Auch der Vergleich mit anderen Politikerinnen und Politikern relativiert Humbels Lohn, den sie mit ausserparlamentarischen Mandaten verdient. Ihr Ratskollege Christian Wasserfallen aus der FDP gibt etwa an, mit Nebenjobs 185'000 Franken im Jahr verdient zu haben. SP-Nationalrat Pierre-Yves Maillard kommt auf rund 225'000 Franken, bestehend aus der Nationalratsentschädigung und dem Lohn als Gewerkschaftsboss und Kader einer Pensionskasse. Diese Zahlen wurden von Wasserfallen und Maillard selbst gegenüber «Lobbywatch» oder auf der eigenen Webseite deklariert.
Gerade das Beispiel eines linken Lobbyisten wie Pierre-Yves Maillard erklärt, wieso sich Humbel unfair behandelt fühlt: Er wies als Präsident des Schweizerischen Gewerkschaftsbundes nur ein «bezahltes Mandat» in der Höhe von 52'000 Franken aus, obwohl zu seinem Job auch ein Mandat als Präsident der gewerkschaftseigenen Bildungs- und Publikationsstiftung gehört.
Humbel sagt dazu: «Auch er soll für seine Gewerkschaft lobbyieren.
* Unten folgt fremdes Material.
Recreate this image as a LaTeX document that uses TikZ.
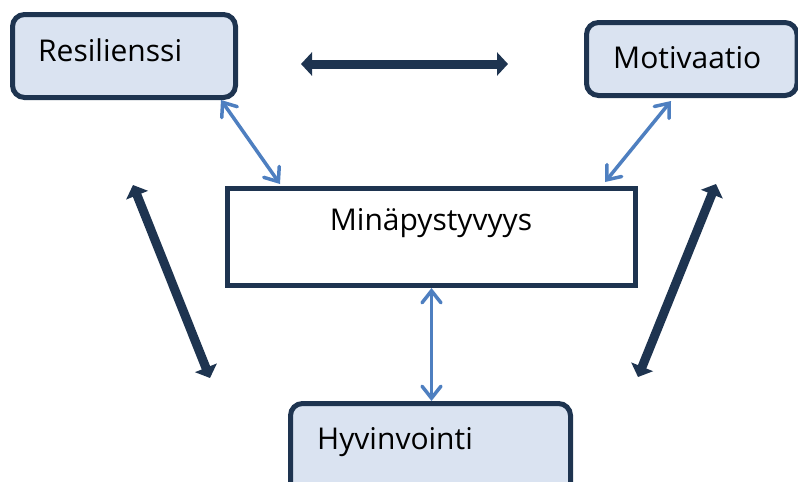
\documentclass[tikz,border=0pt]{standalone}
\usepackage{fontspec}
\setmainfont{Open Sans}
\usetikzlibrary{arrows.meta}
\definecolor{navy}{HTML}{1E3450}
\definecolor{boxfill}{HTML}{DAE3F1}
\definecolor{linkblue}{HTML}{4E7FC0}
\tikzset{
  roundbox/.style={draw=navy, line width=5pt, fill=boxfill, rounded corners=12pt, inner sep=0pt},
  squarebox/.style={draw=navy, line width=5pt, fill=white, inner sep=0pt},
  label text/.style={inner sep=0pt, font=\fontsize{30}{34}\selectfont, text=black},
  thick link/.style={draw=navy, line width=9pt, {Triangle[width=23pt,length=11pt]}-{Triangle[width=23pt,length=11pt]}},
  thin link/.style={draw=linkblue, line width=3.5pt, line cap=round,
    {Straight Barb[length=12pt,width=19pt,line cap=round]}-{Straight Barb[length=12pt,width=19pt,line cap=round]}}
}
\begin{document}
\begin{tikzpicture}[x=1pt,y=-1pt]
\useasboundingbox (0,0) rectangle (798,482);
\clip (0,0) rectangle (798,482);
% boxes
\node[roundbox, minimum width=223pt, minimum height=83pt] (res) at (124,56) {};
\node[roundbox, minimum width=210.5pt, minimum height=73pt] (mot) at (691.75,59) {};
\node[squarebox, minimum width=408pt, minimum height=97pt] (min) at (431.5,237) {};
\node[roundbox, minimum width=280pt, minimum height=92pt] (hyv) at (430.5,449.5) {};
% texts
\node[label text, anchor=base west] (tres) at (38,61) {Resilienssi};
\node[label text, anchor=base west] (tmot) at (613,68) {Motivaatio};
\node[label text, anchor=base] (tmin) at (431,230) {Minäpystyvyys};
\node[label text, anchor=base west] (thyv) at (317,449) {Hyvinvointi};
% free ends of thick arrows
\coordinate (h1) at (301,64);
\coordinate (h2) at (508,64);
\coordinate (l1) at (133,185);
\coordinate (l2) at (210,378);
\coordinate (r1) at (716,184);
\coordinate (r2) at (638,377);
\path[thick link] (h1) -- (h2);
\path[thick link] (l1) -- (l2);
\path[thick link] (r1) -- (r2);
% thin links
\path[thin link] ([xshift=-17pt]res.south east) -- ([xshift=55pt,yshift=2pt]min.north west);
\path[thin link] ([xshift=87pt,yshift=-3pt]mot.south west) -- ([xshift=-33pt,yshift=4pt]min.north east);
\path[thin link] (min.south) -- (min.south |- hyv.north);
\end{tikzpicture}
\end{document}
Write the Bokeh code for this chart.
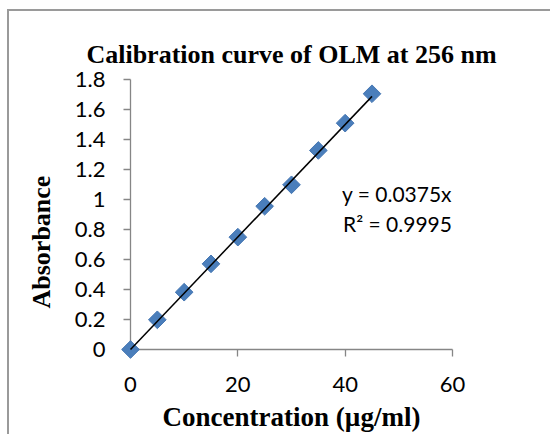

Das macht schliesslich das Milizparlament aus. Wenn man aber bei mir aus einem Mandat bei einer Krankenkasse vier einzelne bezahlte Mandate macht, dann müsste das für solche Gewerkschaftsjobs auch gelten.»
Im Gespräch mit watson wird klar, dass der stetige «Lobbyismus»-Vorwurf Humbel nahegeht und sie sich dagegen wehren will. Sie ist heute etwa eine der wenigen Bundeshauspolitikerinnen, die keiner Person einen der Zutrittsbadges fürs Parlamentsgebäude gegeben hat. Nationalrätinnen und Ständeräte können zwei solcher Bundeshaus-Ausweise verteilen, die insbesondere bei Lobbyorganisationen begehrt sind.
Mit der heutigen Offenlegung ihrer Nebenjoblöhne geht sie zudem weiter als die Mehrheit aller Volksvertreter, die aufgrund fehlender Regeln und Gesetze unterschiedlich genau Auskunft über ihre bezahlten Interessenbindungen geben.
Nach einer bald zwanzigjährigen Zeit im Parlament fordert sie deshalb einheitlichere Regeln: «Ich kenne Politiker, die ein Pöstchen unter 2000 Franken Spesengeldern gar nicht deklarieren. Da braucht es klare Regeln, ab welchem Betrag ein Mandat als bezahlt qualifiziert werden muss. Lobbyismus und Interessenvertretung wird derzeit je nach politischer Haltung unterschiedlich bewertet. Verbands- und Gewerkschaftsfunktionäre sollten ihre Tätigkeit mit Vergütung ebenfalls deklarieren müssen.»